DATA PROVIDED:
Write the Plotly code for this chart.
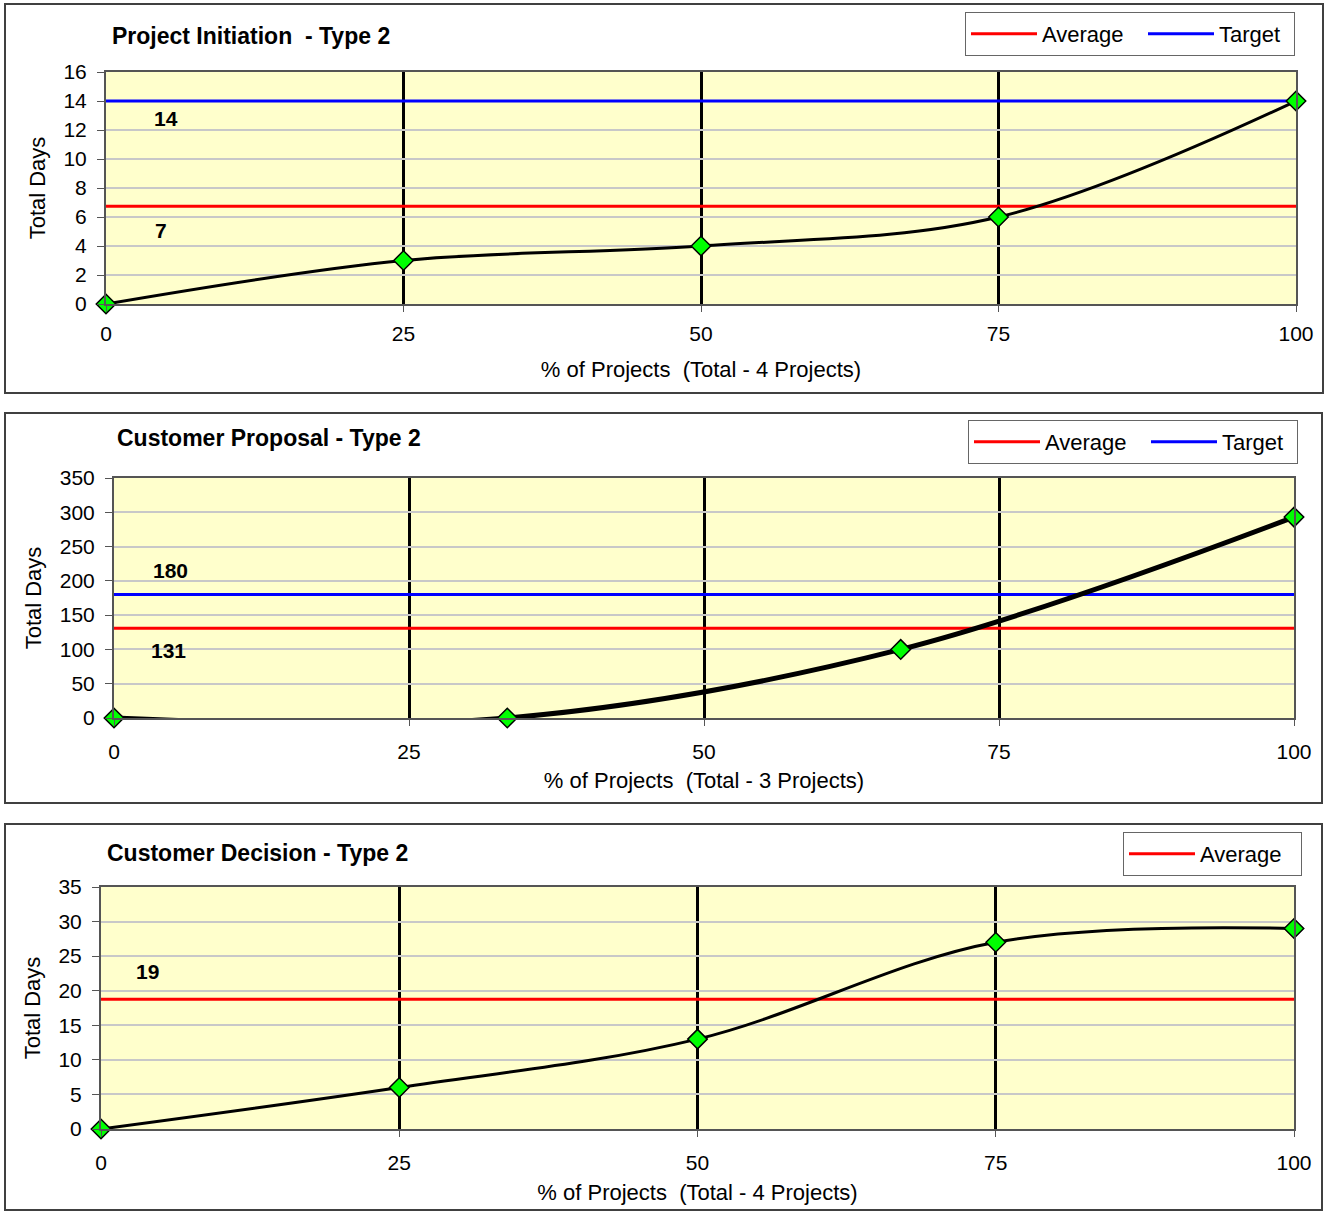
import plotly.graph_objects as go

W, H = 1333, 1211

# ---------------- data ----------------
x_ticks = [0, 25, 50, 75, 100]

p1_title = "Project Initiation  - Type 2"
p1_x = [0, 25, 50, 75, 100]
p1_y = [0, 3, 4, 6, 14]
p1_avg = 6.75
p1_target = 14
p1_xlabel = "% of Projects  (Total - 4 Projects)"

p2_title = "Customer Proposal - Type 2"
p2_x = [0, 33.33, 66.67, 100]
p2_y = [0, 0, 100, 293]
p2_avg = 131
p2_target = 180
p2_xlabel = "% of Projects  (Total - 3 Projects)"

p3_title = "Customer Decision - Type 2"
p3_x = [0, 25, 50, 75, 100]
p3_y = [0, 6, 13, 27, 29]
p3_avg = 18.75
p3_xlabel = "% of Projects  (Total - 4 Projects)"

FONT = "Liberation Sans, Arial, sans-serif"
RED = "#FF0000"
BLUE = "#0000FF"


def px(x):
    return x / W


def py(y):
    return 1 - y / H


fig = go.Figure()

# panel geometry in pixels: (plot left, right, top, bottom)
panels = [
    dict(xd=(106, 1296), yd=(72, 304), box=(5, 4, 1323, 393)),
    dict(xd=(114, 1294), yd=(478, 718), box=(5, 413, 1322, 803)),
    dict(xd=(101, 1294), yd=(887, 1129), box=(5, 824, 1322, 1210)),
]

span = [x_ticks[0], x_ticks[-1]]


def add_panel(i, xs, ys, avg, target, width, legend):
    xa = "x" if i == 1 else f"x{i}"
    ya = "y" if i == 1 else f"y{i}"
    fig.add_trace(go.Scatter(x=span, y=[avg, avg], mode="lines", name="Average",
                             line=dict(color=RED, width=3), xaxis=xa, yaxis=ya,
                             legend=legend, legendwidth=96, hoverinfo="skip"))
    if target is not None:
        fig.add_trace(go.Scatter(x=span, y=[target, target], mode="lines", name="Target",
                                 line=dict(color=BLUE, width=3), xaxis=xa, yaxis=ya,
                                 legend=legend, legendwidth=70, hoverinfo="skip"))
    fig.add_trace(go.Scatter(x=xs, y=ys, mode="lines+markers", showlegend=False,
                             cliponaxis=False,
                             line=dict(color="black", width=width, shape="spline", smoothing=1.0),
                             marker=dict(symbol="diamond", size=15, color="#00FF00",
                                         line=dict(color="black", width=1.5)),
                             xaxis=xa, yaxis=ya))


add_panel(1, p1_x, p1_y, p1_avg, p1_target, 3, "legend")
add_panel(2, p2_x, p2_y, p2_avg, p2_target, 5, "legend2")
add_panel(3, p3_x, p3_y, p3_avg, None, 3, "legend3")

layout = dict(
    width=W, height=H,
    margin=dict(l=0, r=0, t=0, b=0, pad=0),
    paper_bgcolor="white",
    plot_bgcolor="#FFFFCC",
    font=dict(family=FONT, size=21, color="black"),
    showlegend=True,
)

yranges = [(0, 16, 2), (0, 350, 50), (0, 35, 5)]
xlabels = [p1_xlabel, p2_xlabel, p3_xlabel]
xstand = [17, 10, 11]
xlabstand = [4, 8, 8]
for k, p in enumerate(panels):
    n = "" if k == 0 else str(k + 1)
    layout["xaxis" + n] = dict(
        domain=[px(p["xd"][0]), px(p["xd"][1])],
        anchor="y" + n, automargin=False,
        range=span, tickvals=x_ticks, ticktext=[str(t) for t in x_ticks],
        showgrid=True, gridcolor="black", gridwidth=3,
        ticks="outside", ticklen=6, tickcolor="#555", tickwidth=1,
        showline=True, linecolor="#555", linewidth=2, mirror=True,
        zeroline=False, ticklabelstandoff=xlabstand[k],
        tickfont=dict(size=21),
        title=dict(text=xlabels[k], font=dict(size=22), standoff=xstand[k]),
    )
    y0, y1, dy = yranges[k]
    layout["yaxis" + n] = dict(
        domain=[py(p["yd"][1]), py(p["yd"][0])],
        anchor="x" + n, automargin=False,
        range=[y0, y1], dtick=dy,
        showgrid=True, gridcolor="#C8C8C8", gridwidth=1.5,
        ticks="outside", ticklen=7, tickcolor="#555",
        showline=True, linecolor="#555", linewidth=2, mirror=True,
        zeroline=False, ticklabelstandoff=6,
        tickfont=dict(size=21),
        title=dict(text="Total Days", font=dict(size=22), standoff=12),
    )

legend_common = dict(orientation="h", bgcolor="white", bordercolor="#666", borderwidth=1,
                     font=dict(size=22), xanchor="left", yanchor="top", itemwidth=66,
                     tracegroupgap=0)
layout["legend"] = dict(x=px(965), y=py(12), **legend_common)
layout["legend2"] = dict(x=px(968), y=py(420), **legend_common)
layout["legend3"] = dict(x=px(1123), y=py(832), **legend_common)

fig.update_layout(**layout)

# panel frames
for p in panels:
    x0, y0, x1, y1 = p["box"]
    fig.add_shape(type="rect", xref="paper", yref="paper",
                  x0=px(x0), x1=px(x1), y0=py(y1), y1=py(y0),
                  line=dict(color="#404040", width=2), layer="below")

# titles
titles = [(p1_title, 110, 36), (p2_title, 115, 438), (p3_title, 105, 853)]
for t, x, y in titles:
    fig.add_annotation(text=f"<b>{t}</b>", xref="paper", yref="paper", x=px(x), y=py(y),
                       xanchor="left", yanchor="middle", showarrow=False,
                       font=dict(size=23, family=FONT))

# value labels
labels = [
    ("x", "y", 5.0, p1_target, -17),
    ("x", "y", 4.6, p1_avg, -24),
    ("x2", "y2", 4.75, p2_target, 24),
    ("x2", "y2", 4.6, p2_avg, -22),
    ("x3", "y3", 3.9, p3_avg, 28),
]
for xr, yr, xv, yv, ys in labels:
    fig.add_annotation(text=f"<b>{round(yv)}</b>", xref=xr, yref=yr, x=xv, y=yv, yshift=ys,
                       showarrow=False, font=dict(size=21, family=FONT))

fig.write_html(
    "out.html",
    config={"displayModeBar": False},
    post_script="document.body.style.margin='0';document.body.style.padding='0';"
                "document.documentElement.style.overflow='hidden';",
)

AIM OF THE TASK:
Copy the material shown above in full and exactly. Skip the pictures.

RESULT:
Write the Plotly code for this chart.
import plotly.graph_objects as go

W, H = 1333, 1211

# ---------------- data ----------------
x_ticks = [0, 25, 50, 75, 100]

p1_title = "Project Initiation  - Type 2"
p1_x = [0, 25, 50, 75, 100]
p1_y = [0, 3, 4, 6, 14]
p1_avg = 6.75
p1_target = 14
p1_xlabel = "% of Projects  (Total - 4 Projects)"

p2_title = "Customer Proposal - Type 2"
p2_x = [0, 33.33, 66.67, 100]
p2_y = [0, 0, 100, 293]
p2_avg = 131
p2_target = 180
p2_xlabel = "% of Projects  (Total - 3 Projects)"

p3_title = "Customer Decision - Type 2"
p3_x = [0, 25, 50, 75, 100]
p3_y = [0, 6, 13, 27, 29]
p3_avg = 18.75
p3_xlabel = "% of Projects  (Total - 4 Projects)"

FONT = "Liberation Sans, Arial, sans-serif"
RED = "#FF0000"
BLUE = "#0000FF"


def px(x):
    return x / W


def py(y):
    return 1 - y / H


fig = go.Figure()

# panel geometry in pixels: (plot left, right, top, bottom)
panels = [
    dict(xd=(106, 1296), yd=(72, 304), box=(5, 4, 1323, 393)),
    dict(xd=(114, 1294), yd=(478, 718), box=(5, 413, 1322, 803)),
    dict(xd=(101, 1294), yd=(887, 1129), box=(5, 824, 1322, 1210)),
]

span = [x_ticks[0], x_ticks[-1]]


def add_panel(i, xs, ys, avg, target, width, legend):
    xa = "x" if i == 1 else f"x{i}"
    ya = "y" if i == 1 else f"y{i}"
    fig.add_trace(go.Scatter(x=span, y=[avg, avg], mode="lines", name="Average",
                             line=dict(color=RED, width=3), xaxis=xa, yaxis=ya,
                             legend=legend, legendwidth=96, hoverinfo="skip"))
    if target is not None:
        fig.add_trace(go.Scatter(x=span, y=[target, target], mode="lines", name="Target",
                                 line=dict(color=BLUE, width=3), xaxis=xa, yaxis=ya,
                                 legend=legend, legendwidth=70, hoverinfo="skip"))
    fig.add_trace(go.Scatter(x=xs, y=ys, mode="lines+markers", showlegend=False,
                             cliponaxis=False,
                             line=dict(color="black", width=width, shape="spline", smoothing=1.0),
                             marker=dict(symbol="diamond", size=15, color="#00FF00",
                                         line=dict(color="black", width=1.5)),
                             xaxis=xa, yaxis=ya))


add_panel(1, p1_x, p1_y, p1_avg, p1_target, 3, "legend")
add_panel(2, p2_x, p2_y, p2_avg, p2_target, 5, "legend2")
add_panel(3, p3_x, p3_y, p3_avg, None, 3, "legend3")

layout = dict(
    width=W, height=H,
    margin=dict(l=0, r=0, t=0, b=0, pad=0),
    paper_bgcolor="white",
    plot_bgcolor="#FFFFCC",
    font=dict(family=FONT, size=21, color="black"),
    showlegend=True,
)

yranges = [(0, 16, 2), (0, 350, 50), (0, 35, 5)]
xlabels = [p1_xlabel, p2_xlabel, p3_xlabel]
xstand = [17, 10, 11]
xlabstand = [4, 8, 8]
for k, p in enumerate(panels):
    n = "" if k == 0 else str(k + 1)
    layout["xaxis" + n] = dict(
        domain=[px(p["xd"][0]), px(p["xd"][1])],
        anchor="y" + n, automargin=False,
        range=span, tickvals=x_ticks, ticktext=[str(t) for t in x_ticks],
        showgrid=True, gridcolor="black", gridwidth=3,
        ticks="outside", ticklen=6, tickcolor="#555", tickwidth=1,
        showline=True, linecolor="#555", linewidth=2, mirror=True,
        zeroline=False, ticklabelstandoff=xlabstand[k],
        tickfont=dict(size=21),
        title=dict(text=xlabels[k], font=dict(size=22), standoff=xstand[k]),
    )
    y0, y1, dy = yranges[k]
    layout["yaxis" + n] = dict(
        domain=[py(p["yd"][1]), py(p["yd"][0])],
        anchor="x" + n, automargin=False,
        range=[y0, y1], dtick=dy,
        showgrid=True, gridcolor="#C8C8C8", gridwidth=1.5,
        ticks="outside", ticklen=7, tickcolor="#555",
        showline=True, linecolor="#555", linewidth=2, mirror=True,
        zeroline=False, ticklabelstandoff=6,
        tickfont=dict(size=21),
        title=dict(text="Total Days", font=dict(size=22), standoff=12),
    )

legend_common = dict(orientation="h", bgcolor="white", bordercolor="#666", borderwidth=1,
                     font=dict(size=22), xanchor="left", yanchor="top", itemwidth=66,
                     tracegroupgap=0)
layout["legend"] = dict(x=px(965), y=py(12), **legend_common)
layout["legend2"] = dict(x=px(968), y=py(420), **legend_common)
layout["legend3"] = dict(x=px(1123), y=py(832), **legend_common)

fig.update_layout(**layout)

# panel frames
for p in panels:
    x0, y0, x1, y1 = p["box"]
    fig.add_shape(type="rect", xref="paper", yref="paper",
                  x0=px(x0), x1=px(x1), y0=py(y1), y1=py(y0),
                  line=dict(color="#404040", width=2), layer="below")

# titles
titles = [(p1_title, 110, 36), (p2_title, 115, 438), (p3_title, 105, 853)]
for t, x, y in titles:
    fig.add_annotation(text=f"<b>{t}</b>", xref="paper", yref="paper", x=px(x), y=py(y),
                       xanchor="left", yanchor="middle", showarrow=False,
                       font=dict(size=23, family=FONT))

# value labels
labels = [
    ("x", "y", 5.0, p1_target, -17),
    ("x", "y", 4.6, p1_avg, -24),
    ("x2", "y2", 4.75, p2_target, 24),
    ("x2", "y2", 4.6, p2_avg, -22),
    ("x3", "y3", 3.9, p3_avg, 28),
]
for xr, yr, xv, yv, ys in labels:
    fig.add_annotation(text=f"<b>{round(yv)}</b>", xref=xr, yref=yr, x=xv, y=yv, yshift=ys,
                       showarrow=False, font=dict(size=21, family=FONT))

fig.write_html(
    "out.html",
    config={"displayModeBar": False},
    post_script="document.body.style.margin='0';document.body.style.padding='0';"
                "document.documentElement.style.overflow='hidden';",
)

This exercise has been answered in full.